Singularity and Its Discontents

The New York Times, its finger squarely on the pulse of SF as always, has a very nice profile of Vernor Vinge. That last bit isn’t sarcastic– it’s a good piece. The earlier snark is just because the focus is on a book that’s a couple of years old already.

Of course, any Vinge piece will necessarily dwell on the “Singularity,” which Jo Walton doesn’t like. I’m not a huge fan of the idea myself, so it’s nice to see that Jo’s comments inspired Rudy Rucker to suggest some new and different ideas for SF stories.

Rucker’s list, like his fiction, tends toward the “trippy,” as the kids say, so not all of his suggestions are to my tastes. It’s good to see the attempt, though.

11 comments

  1. Really? None of the three Vinge books I’ve read are really about the singularity… Ok, well, Fire on the Deep has a singularity element to it. I guess I don’t really count rainbow’s end as singularity…

  2. The New York Times generally does a good job with the genres of Science Fiction, and with Mystery. I enjoyed the Vinge interview, though I am skeptical of The Singularity.

    Vinge explained provocatively, at a panel we gave at a Westercon, that the Singularity is an observer-dependent phenomenon. To old fashioned Homo sapiens sapiens, increasingly weird stuff happens exponentially, and the world quickly becomes unrecognizable or incomprehensible.

    But to AIs, and post-Homo sapiens transhumans whose computational capabilities are also increasing exponentially with time, there may be a very gentle transition indeed.

    The Times didn’t mention it, but Vinge was one of the 3 novelists that hackers traditionally had to read: William Gibson (who had the “feel” of hacker culture, from interrogating informants such as myself, plus tremendous style, even though he knew nothing about computers as such; Bruce Sterling (because of Hacker Crackdown); and Vernor Vinge.

  3. “Doing harm to SF?” Wow, there’s a sweeping, unjustified generalization– ironic in a piece whose position is that the whole notion of a technological singularity is a sweeping, unjustified generalization.

    Aside from that, though, a general consensus that the consequences of drastically cheap and nearly ubiquitous computation and communication is an Issue To Be Addressed (or at least handwaved at) in a serious, semi-believeable work is no more “doing harm to SF” than similar consensus questions from the 50s and 60s.

    Like, “How do you think we’ll get to 2000 without the Americans and the Soviets blowing each other up?” or “What justifies your Soviet-less world of 2050?”

    “Doing harm to SF.”

    Sheesh.

  4. Ms. Walton is attacking a straw man version of the concept, and I’d bet money she made no effort to research it and has never read the article Vinge wrote about it.

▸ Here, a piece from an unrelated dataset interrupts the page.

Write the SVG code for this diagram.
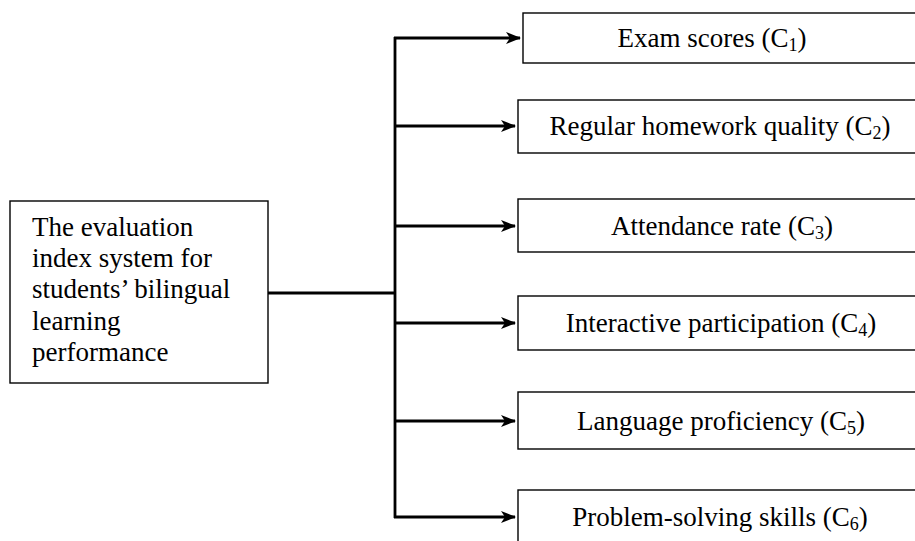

  5. Kate Nepveu @7:Why on earth are you asking me?

    Why am I asking you? Because you are the person who claims to know the answer.

    If you don’t don’t know for a fact that she did do the research, what is your basis for claiming I’d lose a hypothetical bet that she didn’t?

  6. Hope that the conversation is still open for those of us who are, you know, nice and have a clue. Becuase it is a good conversation.

    One must, I think, distinguish between 3 things:
    (1) Futurism prediction of a sudden transcendental increase in computational capability and/or control of physical universe and/or nature of consciousness;
    (2) Science Fiction exploration of this on identifiable characters, in a story;
    (3) A cult/political movement of transhumanists, singularity-hypers, geek nirvana proselytizers, philosophy professors and computer science males suddenly getting sexual access to dazzled acolytes.

    On these, I am (as a professional Futurist who’s gotten nicely paid for same by mass-market magazines suxch as the late Omni, major network TV such as the NBC-TV Today Show, and keynote address gigs to corporate and legislative bodies) and dude with much grad school experience and degrees in brain theory and AI and robotics and what later was deemed nanotechnology:

    (1) Skeptically interested in the Futurism prediction;
    (2) Delighted by some superb Science Fiction, and able to skim past the copy-cats;
    (3) Concerned by defamatory attacks on people whom I respect, plagiarism, and the possibly criminal exploitation of the young and gullible.

    I suspect that there is a market niche for a book, not warning of the Singularity (o noes! AI/Nano is eating my brainz) nor worshipping the age of spiritual automata, but evincing healthy skepticism. Sort of a New Atheism piggybacking on the Rapture of the Nerds.